The following is a tasting note from Parker on the 2000 Leoville Barton, i just cannot get why you would buy a tannic wine that is going to take 20-30 years to become drinkable, why is it a badge of honor that a wine will last 50 years
“95+ out of 100…I found this to be one of the more backward wines of the 2000 vintage and gave it a window of maturity of 2015-2040 when I reviewed it in 2003. In my two recent tastings of it, I changed that window to 2018-2050, which probably says more than the following tasting note could say. This is a behemoth – dense, highly extracted, very tannic, broodingly backward, with a dense purple color and very little evolution since it was bottled 8 years ago. Wonderfully sweet cedar and fruitcake notes are intermixed with hints of creme de cassis, licorice, and earthy forest floor. It is full-bodied and tannic, with everything in place, but like so many wines that come from Leoville Barton, it makes a mockery of many modern-day consumers wanting a wine for immediate gratification. Those who bought it should continue to exercise patience and be proud to own a wonderful classic with five decades of longevity ahead of it.” - Robert Parker, Wine Advocate
Well it’s almost time to drink it. I bought the wine on futures. At age 49 I have plenty of wine drinking left in me. When I get to my retirement I will have a beautiful, perfectly aged Bordeaux to savor. No issue at all.
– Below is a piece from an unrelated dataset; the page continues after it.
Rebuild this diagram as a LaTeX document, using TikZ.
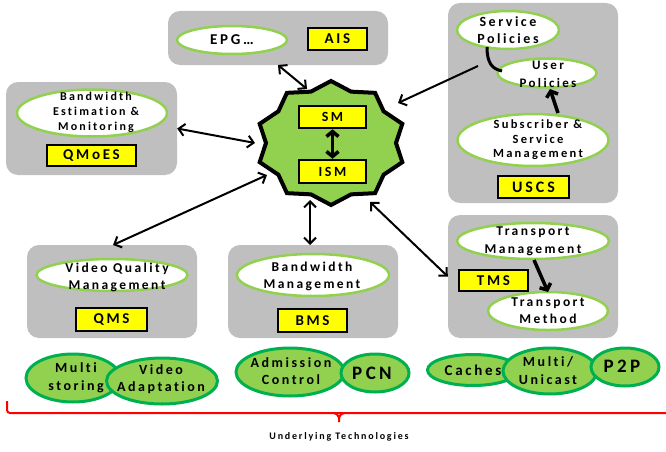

Alan, I say this as someone who enjoys your posts… why? Because people like it. Just like you like the things you like, other people like other things. In this case, some people really like the flavors in aged Bordeaux, and are willing to wait 20-30+ years to enjoy them.
The good news for you is that it means they leave more of the wines you like… for you.
There’s nothing like ancient Bordeaux that was built to be ancient… Although I’d rather pay the premium for others to wait it out and cross my fingers it was well kept…
That being said, 2000 Bordeaux is one of the last ‘great vintages’ I would seek out except for a handful of the great wines…
It’s not a badge of honour merely for a wine to last, but wines that are built to last often provide some of the most complex wines, and a really good mature wine will be more interesting to me than a much more expensive new release wine.
Indeed I get very concerned that those wines that historically have provided great pleasure in maturity, may in their modern incarnations be trading in the longevity and future complexity, for a more approachability in youth.
On this topic, I agree with Parker, though I can see how it appears he’s just arguing about the structure, not explaining why (and that’s OK - I don’t think he’d have space to argue the why in a TN). That said he’s typically OTT in his description, and without the rest of the note, if Parker had talked of a full-bodied behemoth, I would have run for the hills!
Hey it’s already got 15 (or 16 if you prefer the calendar year approach) years under it’s belt, sounds like it is time to start poppin’ corks! Why be such a sour puss?
You don’t get it for the same reason you don’t get aged Burgundy, and that’s perfectly fine. You like your cowboy ribeye encrusted with Cajun spice, and I like my dry aged chateaubriand.
I will say that as a 30-something I really find that I prefer aged wines. So I’m spending most of my time trying to back-fill wines in the hopes that they’ve been stored properly. I’d say that on average I’ve lost about 5% of the wines I’ve bought at auction to bad storage or leaking problems. The two most painful losses were a 1990 Biondi Santi Reserva Brunello & a 1990 Musar. However, I’ll still take those losses when I can get experiences like the '66 Lascombes and the '82 Les Ormes de Pez that I’ve had in the past few years.
People who are buying this are buying other things, too, and this just goes into the cellar as something interesting, for later. I’m blessed/cursed with a spouse who loves old Pauillac, so this isn’t that weird to me.
Because in 50 years many of us will be gone but the vineyards of Leoville Barton will still be ripening fruit every year for wines. The bottles of the 2000, and the Chateau will have them, will remind the buyers of the future why Bordeaux is special.
Most modern wineries have taken a short view, in an industry where great old bottles are still the pinnacle of many drinkers lifetime of consumption. For me, 57 Bonnes Mares from Jadot drank in 1996 was life changing, and no youthful bottle that I have tasted or consumed is close to that experience.
I dont have an issue with wine aging and if people prefer it to age until all the life and energy has gone ( oops i mean resolved ) then of course who am i to disagree. What i dont get is a wine that is not enjoyable by even a baby killer like me until its 20 years old.
As a 1957 vintage myself, sir, I am envious of your experience!! I can only hope the '57 Gaunoux Corton I’ve squirreled away can provide similar experience on my 60th.
There is something interesting about trying a bottle every once in a while to see if it is ready. Just part of the hobby. Some people plant a shrub so that they can prune it in 15 years. Is that weirder?